Yazmin Lacey at City Recital Hall 7 June 2023
Review by Joshua Duffy / Photography by Joe Johnson
Last week, Wednesday June 7, the City Recital Hall in Sydney was graced with the contemporary R&B and soul of UK’s Yazmin Lacey. Supporting Yazmin was Melbourne producer IJALE and Sydney’s Natalie Slade. This performance celebrated the opening of Switched On: a series of shows that shift the sonic dial towards contemporary approaches to music and lighting. This series is brought to us by City Recital Hall: from now until September 30.
Photography : Joe Johnson
Yazmin Lacey appears on stage as an embodiment of R&B and soul, and with that comes a style of voice that wears its heart on its breath. However, as Yazmin opened with Bad Company the second track off her recent debut release, Voice Notes, behind her näive intrepid blossoming of pure talent, was a band of serious professional playing, and to this I refer to a virtuosity in jazz just as much as a relaxed amusement in approach. I don’t want to undermine Yazmin’s professionalism by any stretch, that just wasn’t part of her aura; there was no overreaching past the natural beauty and soul of her lyrical presence to over-colour her words with diminished scales or any of that kind of “jazz”. Yazmin floated her vocals gently, patiently and powerfully in and amongst what was quite a jazz driven soul-funk accompaniment.
Yazmin’s artist taglines often include a description of her as a ‘late’ entry into music, which is somewhat true given her debut EP, Black Moon was only released in 2017. However, when Yazmin played the self-titled track of that EP second last in her set, my ears could have easily placed it on her latest release. Black Moon displayed the mellifluous structure and flow and seamless subtlety of Yazmin’s artistic approach to her music. Yazmin performed Black Moon second last in her set and experiencing it live was a testament to her delayed prodigiousness. There is a mature embodiment to her vocal ability, and her presence.

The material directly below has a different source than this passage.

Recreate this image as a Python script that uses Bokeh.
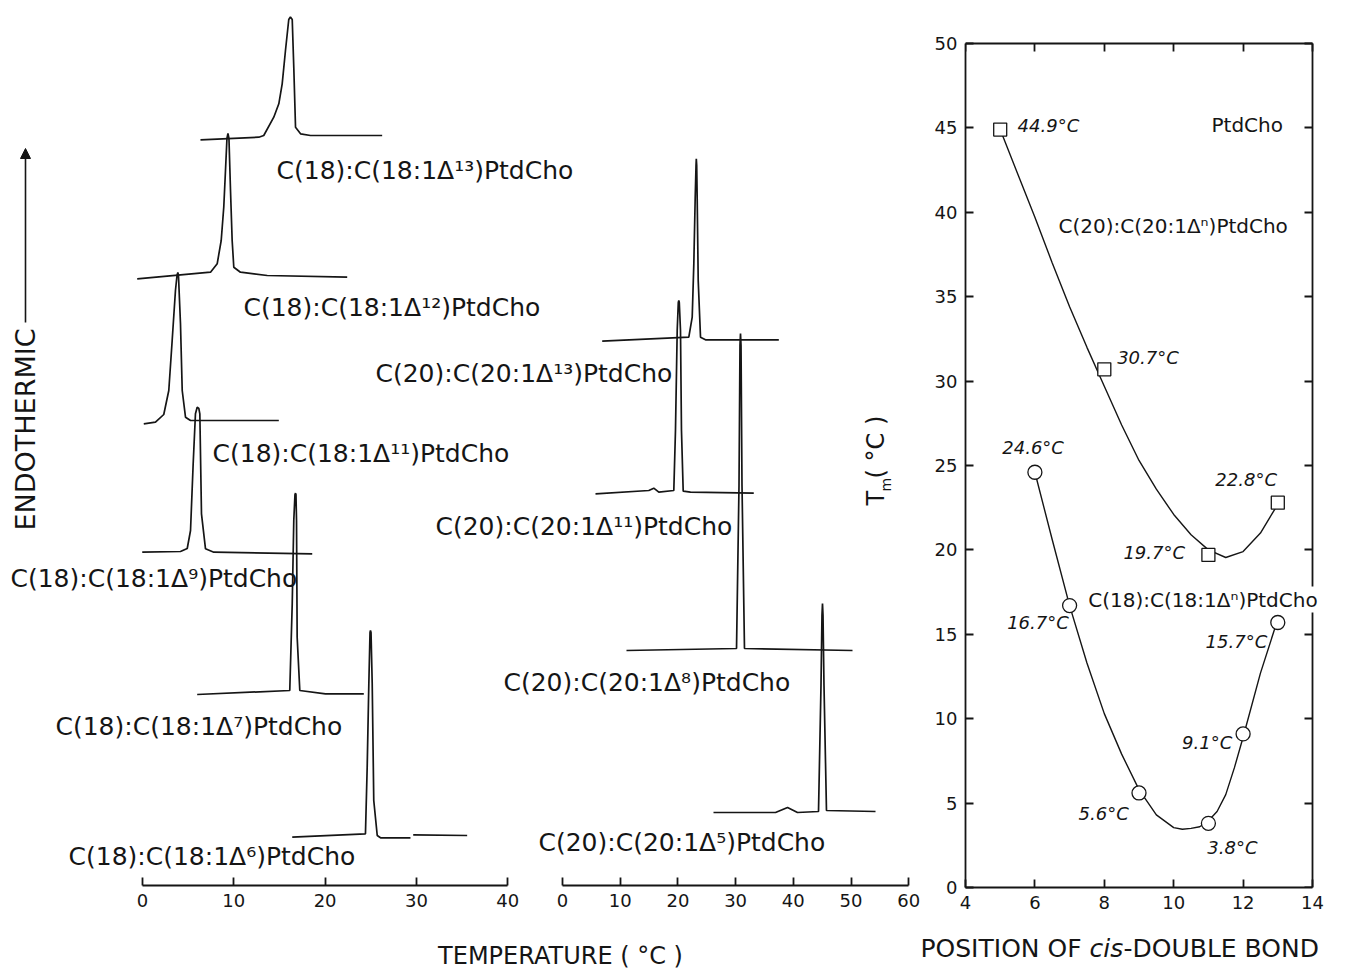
import math
from bokeh.plotting import figure
from bokeh.models import Range1d, LinearAxis, FixedTicker, Label, Arrow, NormalHead
from bokeh.layouts import row, column
from bokeh.embed import file_html
from bokeh.resources import INLINE

# ---------------- data ----------------
# Right panel: transition temperature vs position of the cis double bond
c18_positions = [6, 7, 9, 11, 12, 13]
c18_tm = [24.6, 16.7, 5.6, 3.8, 9.1, 15.7]
c20_positions = [5, 8, 11, 13]
c20_tm = [44.9, 30.7, 19.7, 22.8]

# fitted curves
c20_fit_x = [5.0, 5.5, 6.0, 6.5, 7.0, 7.5, 8.0, 8.5, 9.0, 9.5, 10.0, 10.5, 11.0, 11.5, 12.0, 12.5, 13.0]
c20_fit_y = [44.9, 42.3, 39.7, 37.0, 34.4, 32.0, 29.7, 27.4, 25.3, 23.6, 22.1, 20.9, 20.0, 19.55, 19.9, 21.0, 22.7]
c18_fit_x = [6.0, 6.5, 7.0, 7.5, 8.0, 8.5, 9.0, 9.5, 10.0, 10.25, 10.5, 10.75, 11.0, 11.25, 11.5, 11.75, 12.0, 12.5, 13.0]
c18_fit_y = [24.6, 20.6, 16.7, 13.3, 10.3, 7.9, 5.8, 4.3, 3.55, 3.45, 3.5, 3.6, 3.95, 4.5, 5.5, 7.1, 8.9, 12.7, 15.9]

# DSC thermograms: temperature (deg C) and endothermic signal (arbitrary units, stacked)
nan = float("nan")
c18_d13_T = [6.35, 12.74, 13.28, 14.38, 14.93, 15.30, 15.66, 16.02, 16.20, 16.40, 16.57, 16.76, 17.31, 18.40, 26.25]
c18_d13_S = [745.7, 748.3, 750.0, 768.3, 781.7, 801.7, 835.0, 866.0, 868.5, 866.0, 818.3, 758.3, 751.7, 750.0, 750.0]
c18_d12_T = [-0.58, 7.45, 8.18, 8.62, 8.90, 9.09, 9.25, 9.36, 9.47, 9.64, 9.82, 10.00, 10.73, 13.66, 22.42]
c18_d12_S = [606.7, 613.3, 621.7, 645.0, 678.3, 715.0, 747.0, 752.0, 747.0, 695.0, 645.0, 618.3, 613.3, 610.0, 608.3]
c18_d11_T = [0.14, 1.42, 2.33, 2.88, 3.25, 3.61, 3.78, 3.87, 3.94, 4.16, 4.35, 4.71, 5.26, 14.93]
c18_d11_S = [461.7, 463.3, 471.0, 495.0, 545.0, 595.0, 610.0, 613.0, 610.0, 562.0, 495.0, 468.3, 465.0, 465.0]
c18_d9_T = [-0.03, 4.16, 4.90, 5.26, 5.55, 5.80, 5.99, 6.17, 6.28, 6.46, 6.90, 7.81, 18.59]
c18_d9_S = [333.3, 334.0, 337.0, 355.0, 421.7, 471.7, 478.3, 477.0, 471.7, 371.7, 336.7, 333.3, 331.7]
c18_d7_T = [5.99, 16.13, 16.40, 16.57, 16.70, 16.76, 16.81, 16.87, 16.94, 17.23, 20.04, 24.24]
c18_d7_S = [191.0, 195.0, 281.7, 365.0, 391.0, 392.3, 391.0, 365.0, 248.3, 195.0, 191.7, 191.7]
c18_d6_T = [16.40, 24.42, 24.61, 24.79, 24.92, 24.97, 25.03, 25.16, 25.33, 25.71, 26.07, 29.35, nan, 29.65, 35.56]
c18_d6_S = [48.3, 51.7, 118.3, 201.7, 253.0, 255.0, 253.0, 201.7, 85.0, 50.0, 47.7, 47.7, nan, 50.7, 50.0]

c20_d13_T = [6.88, 21.89, 22.48, 22.76, 23.00, 23.14, 23.19, 23.26, 23.34, 23.52, 23.92, 24.78, 37.49]
c20_d13_S = [544.3, 548.3, 568.3, 621.7, 688.3, 720.0, 726.7, 720.0, 688.3, 605.0, 548.3, 545.7, 545.7]
c20_d11_T = [5.72, 14.96, 15.82, 16.69, 19.29, 19.58, 19.88, 20.07, 20.16, 20.24, 20.45, 20.62, 20.92, 22.18, 33.15]
c20_d11_S = [391.7, 395.0, 397.3, 393.3, 395.0, 455.0, 555.0, 583.0, 585.0, 583.0, 555.0, 455.0, 394.3, 393.3, 392.3]
c20_d8_T = [11.09, 30.16, 30.59, 30.76, 30.85, 30.94, 31.11, 31.54, 50.26]
c20_d8_S = [235.0, 237.0, 400.0, 540.0, 552.0, 540.0, 400.0, 237.0, 235.0]
c20_d5_T = [26.17, 36.92, 39.00, 40.73, 44.37, 44.80, 44.97, 45.06, 45.15, 45.32, 45.75, 54.25]
c20_d5_S = [73.0, 73.0, 78.0, 73.0, 74.0, 200.0, 270.0, 282.0, 270.0, 200.0, 75.0, 74.0]

c18_traces = [(13, c18_d13_T, c18_d13_S), (12, c18_d12_T, c18_d12_S), (11, c18_d11_T, c18_d11_S),
              (9, c18_d9_T, c18_d9_S), (7, c18_d7_T, c18_d7_S), (6, c18_d6_T, c18_d6_S)]
c20_traces = [(13, c20_d13_T, c20_d13_S), (11, c20_d11_T, c20_d11_S),
              (8, c20_d8_T, c20_d8_S), (5, c20_d5_T, c20_d5_S)]

left_ticks = [0, 10, 20, 30, 40]
mid_ticks = [0, 10, 20, 30, 40, 50, 60]
pos_ticks = [4, 6, 8, 10, 12, 14]
tm_ticks = [0, 5, 10, 15, 20, 25, 30, 35, 40, 45, 50]

# ---------------- layout / style ----------------
INK = "#151515"
FONT = "DejaVu Sans"
SUP = str.maketrans("0123456789n", "⁰¹²³⁴⁵⁶⁷⁸⁹ⁿ")
PX18, PX20 = 9.13, 5.77      # px per deg C in the two thermogram panels
X0_18, X0_20 = 142, 562      # screen x of 0 deg C
PXPOS, PXTM = 34.7, 16.88    # px per unit in the right panel
W, H = 1356, 969


def name(chain, n):
    return f"C({chain}):C({chain}:1Δ{str(n).translate(SUP)})PtdCho"


# label anchors (left edge, vertical middle) for the thermogram names
c18_label_pos = {13: (14.68, 715), 12: (11.06, 578), 11: (7.67, 432), 9: (-14.46, 307), 7: (-9.53, 159), 6: (-8.10, 29)}
c20_label_pos = {13: (-32.41, 512), 11: (-22.01, 359), 8: (-10.23, 203), 5: (-4.16, 43)}
# right-panel value label anchors
c18_val_pos = {6: (5.06, 26.07), 7: (5.2, 15.7), 9: (7.26, 4.38), 11: (10.97, 2.37), 12: (10.24, 8.59), 13: (10.92, 14.57)}
c20_val_pos = {5: (5.50, 45.17), 8: (8.37, 31.4), 11: (8.55, 19.85), 13: (11.2, 24.2)}


def base_fig(width, height, xr, yr, **borders):
    b = dict(min_border_left=0, min_border_right=0, min_border_top=0, min_border_bottom=0)
    b.update(borders)
    return figure(width=width, height=height, x_range=xr, y_range=yr, x_axis_type=None, y_axis_type=None,
                  toolbar_location=None, output_backend="svg", title_location=None,
                  outline_line_color=None, background_fill_color="white", border_fill_color="white", **b)


def style_axis(ax, ticks, show=True, tick_in=8, tick_out=0):
    ax.ticker = FixedTicker(ticks=ticks, minor_ticks=[])
    ax.minor_tick_line_color = None
    ax.major_tick_in = tick_in
    ax.major_tick_out = tick_out
    ax.axis_line_width = 1.8
    ax.major_tick_line_width = 1.8
    ax.axis_line_color = INK
    ax.major_tick_line_color = INK
    ax.major_label_text_font = FONT
    ax.major_label_text_font_size = "18px" if show else "1px"
    ax.major_label_text_color = INK if show else None
    ax.major_label_standoff = 8 if show else 0


def lab(fig, x, y, text, size, **kw):
    d = dict(text_font=FONT, text_font_size=size, text_color=INK, text_baseline="middle", text_align="left")
    d.update(kw)
    fig.add_layout(Label(x=x, y=y, text=text, **d))


# ---------------- left block: thermograms ----------------
LW, MAIN_H, STRIP_H, TOP_H = 920, 875, 55, 930
AX_Y = 885  # screen y of the temperature axes
main = base_fig(LW, MAIN_H, Range1d(-X0_18 / PX18, (LW - X0_18) / PX18), Range1d(AX_Y - MAIN_H, AX_Y))
main.extra_x_ranges = {"c20": Range1d(-X0_20 / PX20, (LW - X0_20) / PX20)}

for n, T, S in c18_traces:
    main.line(T, S, line_width=1.7, line_color=INK)
    lx, ly = c18_label_pos[n]
    lab(main, lx, ly, name(18, n), "25px")
for n, T, S in c20_traces:
    main.line(T, S, line_width=1.7, line_color=INK, x_range_name="c20")
    lx, ly = c20_label_pos[n]
    lab(main, lx, ly, name(20, n), "25px", x_range_name="c20")

# ENDOTHERMIC arrow
ex = (25 - X0_18) / PX18
lab(main, ex, 355, "ENDOTHERMIC", "27px", angle=math.pi / 2)
main.add_layout(Arrow(x_start=ex, y_start=563, x_end=ex, y_end=737, line_width=1.6, line_color=INK,
                      end=NormalHead(size=10, fill_color=INK, line_color=INK)))
# Tm axis title of the right panel (sits left of that panel)
tx = (875 - X0_18) / PX18
lab(main, tx, 380, "T", "24px", angle=math.pi / 2)
lab(main, tx + 1.1, 394, "m", "14px", angle=math.pi / 2)
lab(main, tx, 407, "( °C )", "24px", angle=math.pi / 2)

# axis strips (each temperature axis in its own strip so both sit at the same height)
SPLIT = 540
FRAME_H = AX_Y - MAIN_H
stripA = base_fig(SPLIT, STRIP_H, Range1d(-X0_18 / PX18, (SPLIT - X0_18) / PX18), Range1d(0, 1),
                  min_border_bottom=STRIP_H - FRAME_H)
axA = LinearAxis(bounds=(0, 40))
style_axis(axA, left_ticks)
stripA.add_layout(axA, "below")
stripB = base_fig(LW - SPLIT, STRIP_H, Range1d((SPLIT - X0_20) / PX20, (LW - X0_20) / PX20), Range1d(0, 1),
                  min_border_bottom=STRIP_H - FRAME_H)
axB = LinearAxis(bounds=(0, 60))
style_axis(axB, mid_ticks)
stripB.add_layout(axB, "below")

left_block = column(main, row(stripA, stripB, spacing=0), spacing=0)

# ---------------- right block: Tm vs position ----------------
RW = W - LW
FL, FB = 965 - LW, 887  # frame left (in figure) and screen y of Tm = 0
right = base_fig(RW, TOP_H, Range1d(4, 4 + (RW - FL) / PXPOS), Range1d(0, FB / PXTM),
                 min_border_left=FL, min_border_bottom=TOP_H - FB)
axL = LinearAxis(bounds=(0, 50))
style_axis(axL, tm_ticks)
right.add_layout(axL, "left")
axBt = LinearAxis(bounds=(4, 14))
style_axis(axBt, pos_ticks)
right.add_layout(axBt, "below")
axR = LinearAxis(bounds=(0, 50), fixed_location=14)
style_axis(axR, tm_ticks, show=False, tick_in=0, tick_out=8)
right.add_layout(axR, "left")
axT = LinearAxis(bounds=(4, 14), fixed_location=50)
style_axis(axT, pos_ticks, show=False, tick_in=0, tick_out=8)
right.add_layout(axT, "below")

right.line(c20_fit_x, c20_fit_y, line_width=1.4, line_color=INK)
right.line(c18_fit_x, c18_fit_y, line_width=1.4, line_color=INK)
right.scatter(c20_positions, c20_tm, marker="square", size=13, fill_color="white", line_color=INK, line_width=1.3)
right.scatter(c18_positions, c18_tm, marker="circle", size=14, fill_color="white", line_color=INK, line_width=1.3)

for pos, tm in zip(c20_positions, c20_tm):
    lx, ly = c20_val_pos[pos]
    lab(right, lx, ly, f"{tm:.1f}°C", "18px", text_font_style="italic")
for pos, tm in zip(c18_positions, c18_tm):
    lx, ly = c18_val_pos[pos]
    lab(right, lx, ly, f"{tm:.1f}°C", "18px", text_font_style="italic")

lab(right, 11.09, 45.17, "PtdCho", "20px")
lab(right, 6.68, 39.2, name(20, "n"), "20px")
lab(right, 7.51, 17.06, name(18, "n"), "20px", background_fill_color="white", padding=1)

# ---------------- bottom strip with both axis titles ----------------
BH = H - TOP_H
bottom = base_fig(W, BH, Range1d(0, W), Range1d(0, BH))
lab(bottom, 560, H - 955, "TEMPERATURE ( °C )", "24px", text_align="center")
for txt, off, style in (("POSITION OF ", 0, "normal"), ("cis", 169, "italic"), ("-DOUBLE BOND", 203, "normal")):
    lab(bottom, 920, H - 948, txt, "25px", x_offset=off, text_font_style=style)

layout = column(row(left_block, right, spacing=0), bottom, spacing=0)
open("out.html", "w").write(file_html(layout, INLINE))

At the halfway point of the show, for three songs, I promise, she held a glass of water without taking a sip – as if so immersed in her storytelling she forgot she was on stage. Transcending is a big word but you get the idea: wherever she went, she took us there. Have a listen to these three tracks and you may get lost too: Sign and Signal, a gentle disco funk track that Yazmin described as a search for life’s simple meanings; From a Lover, a Caribbean dub rumination on the existential feelings of love, and then Eye to Eye, a deep minimal neo-soul dreamscape of the kind of love that appears before you. Then, I believe she took a sip of that glass of water. The structure of Yazmin’s set-list followed the narrative of a great storyteller.
Natalie Slade and IJALE | City Recital Hall. Photography : Joe Johnson
For the duration of the show, Yazmin stood so elegantly still in front of the City Recital Hall’s six story high curtains lit by gold light. Experiencing her on stage was analogous to a visitation of a siren-like figure; a mermaid steeped in songs and beauty from the deep. Sirens, also imagined in myth as half bird, half woman, were believed to draw in ships with their song and bring death to sailors on their approach – Yazmin Lacey though, came to us that night and carried us through and out of life’s vicissitudes, turning her meditations on the pains of life into songs full of transformative love. Towards the end of the show Yazmin played Legacy, a song she described, before playing it, as a song that deals with the loss of her Grandmother – but like the greatest soul singers, grief’s minor chords are transformed by a beat that is funk and a rhythm that drives and dances. Yazmin performed a songbook for love, love of life, love of others, and love of the Self. I saw Erykah Badu perform in Sydney, in 2011, and while watching Yazmin Lacey at City Recital Hall, there was an uncanny presence. Yazmin’s appearance on to the scene may be belated, but her ability to express the lived experience as a singer-songwriter is innate.